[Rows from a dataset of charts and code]
★ ★ ★ ★ ★ ★ ★

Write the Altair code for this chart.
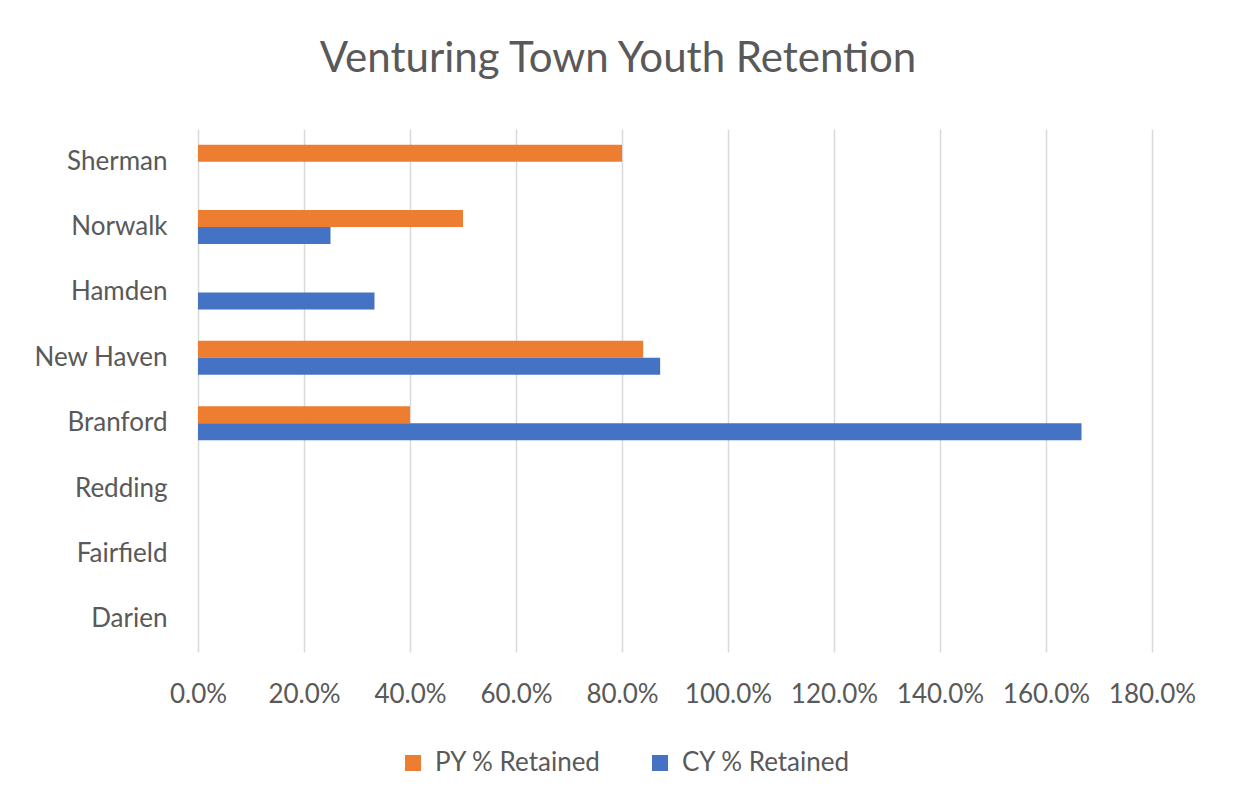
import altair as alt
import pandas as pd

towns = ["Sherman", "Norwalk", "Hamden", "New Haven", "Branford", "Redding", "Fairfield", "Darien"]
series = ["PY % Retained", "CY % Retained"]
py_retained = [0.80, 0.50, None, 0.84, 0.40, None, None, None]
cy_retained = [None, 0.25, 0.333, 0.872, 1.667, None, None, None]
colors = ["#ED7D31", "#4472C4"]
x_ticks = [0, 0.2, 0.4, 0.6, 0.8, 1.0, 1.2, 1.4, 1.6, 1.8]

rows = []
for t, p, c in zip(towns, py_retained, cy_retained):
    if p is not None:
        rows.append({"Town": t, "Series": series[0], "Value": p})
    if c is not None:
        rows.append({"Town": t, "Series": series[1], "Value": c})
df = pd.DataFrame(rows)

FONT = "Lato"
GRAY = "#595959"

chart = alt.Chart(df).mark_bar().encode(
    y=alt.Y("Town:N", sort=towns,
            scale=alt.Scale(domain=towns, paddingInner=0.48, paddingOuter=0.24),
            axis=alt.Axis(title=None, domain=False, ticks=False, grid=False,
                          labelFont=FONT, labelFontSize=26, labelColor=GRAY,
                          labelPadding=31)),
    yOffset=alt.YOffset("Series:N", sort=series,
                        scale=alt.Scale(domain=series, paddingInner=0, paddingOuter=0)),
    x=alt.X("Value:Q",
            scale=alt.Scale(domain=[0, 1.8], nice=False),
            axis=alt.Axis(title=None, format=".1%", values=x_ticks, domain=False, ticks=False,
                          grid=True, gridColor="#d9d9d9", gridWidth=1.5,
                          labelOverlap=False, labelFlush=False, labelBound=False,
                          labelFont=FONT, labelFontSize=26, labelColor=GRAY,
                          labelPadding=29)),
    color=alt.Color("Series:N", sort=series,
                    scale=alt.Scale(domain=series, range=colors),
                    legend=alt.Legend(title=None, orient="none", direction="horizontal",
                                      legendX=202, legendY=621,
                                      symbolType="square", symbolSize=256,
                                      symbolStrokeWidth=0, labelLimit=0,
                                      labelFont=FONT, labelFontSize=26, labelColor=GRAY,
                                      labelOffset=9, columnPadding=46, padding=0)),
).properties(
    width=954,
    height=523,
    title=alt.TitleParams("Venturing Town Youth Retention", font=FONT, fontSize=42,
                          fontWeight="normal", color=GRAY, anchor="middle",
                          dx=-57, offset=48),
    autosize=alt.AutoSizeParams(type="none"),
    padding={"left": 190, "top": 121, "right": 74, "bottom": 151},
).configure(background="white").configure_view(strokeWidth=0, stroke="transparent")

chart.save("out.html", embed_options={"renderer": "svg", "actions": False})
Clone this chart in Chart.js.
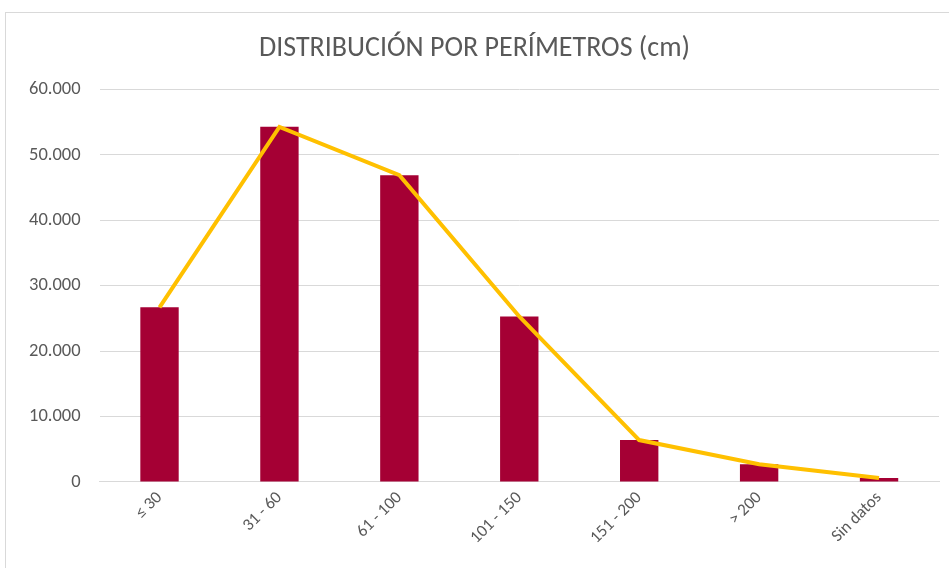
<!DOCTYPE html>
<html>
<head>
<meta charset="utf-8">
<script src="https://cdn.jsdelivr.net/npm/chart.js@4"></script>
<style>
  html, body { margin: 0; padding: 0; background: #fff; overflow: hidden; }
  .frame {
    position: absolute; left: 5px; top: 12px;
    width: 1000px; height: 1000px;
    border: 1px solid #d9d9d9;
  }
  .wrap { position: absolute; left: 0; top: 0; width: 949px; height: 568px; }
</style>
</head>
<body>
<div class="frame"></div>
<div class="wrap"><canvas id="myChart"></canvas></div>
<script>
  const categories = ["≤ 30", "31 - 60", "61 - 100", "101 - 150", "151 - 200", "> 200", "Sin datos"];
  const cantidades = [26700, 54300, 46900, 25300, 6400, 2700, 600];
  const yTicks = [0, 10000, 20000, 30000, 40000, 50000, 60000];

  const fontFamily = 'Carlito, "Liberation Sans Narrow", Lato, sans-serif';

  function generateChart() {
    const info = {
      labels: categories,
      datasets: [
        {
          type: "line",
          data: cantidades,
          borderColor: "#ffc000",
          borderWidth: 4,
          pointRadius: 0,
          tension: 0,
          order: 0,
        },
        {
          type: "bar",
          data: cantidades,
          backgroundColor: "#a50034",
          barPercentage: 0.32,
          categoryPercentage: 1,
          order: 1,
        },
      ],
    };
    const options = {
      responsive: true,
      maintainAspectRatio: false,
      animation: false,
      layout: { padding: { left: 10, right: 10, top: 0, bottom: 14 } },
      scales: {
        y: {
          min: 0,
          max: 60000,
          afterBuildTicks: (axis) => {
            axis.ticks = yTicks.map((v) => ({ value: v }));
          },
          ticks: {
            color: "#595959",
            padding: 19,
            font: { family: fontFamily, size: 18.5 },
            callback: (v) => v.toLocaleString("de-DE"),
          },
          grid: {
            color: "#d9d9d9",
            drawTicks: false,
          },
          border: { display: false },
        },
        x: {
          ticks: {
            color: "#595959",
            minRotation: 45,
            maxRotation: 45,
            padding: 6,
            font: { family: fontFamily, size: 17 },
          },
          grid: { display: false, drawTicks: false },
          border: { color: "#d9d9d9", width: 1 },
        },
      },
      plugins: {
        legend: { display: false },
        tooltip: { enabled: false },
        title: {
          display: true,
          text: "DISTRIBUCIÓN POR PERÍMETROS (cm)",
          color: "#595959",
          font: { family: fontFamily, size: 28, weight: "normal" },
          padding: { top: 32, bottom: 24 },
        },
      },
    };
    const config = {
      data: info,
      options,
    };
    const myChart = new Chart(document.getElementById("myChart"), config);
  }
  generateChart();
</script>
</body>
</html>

★ ★ ★ ★ ★ ★ ★

Extract, from the listing above, every line where the string "this" occurs.

Output of the exercise
Write the Altair code for this chart.
Clone this chart in Chart.js.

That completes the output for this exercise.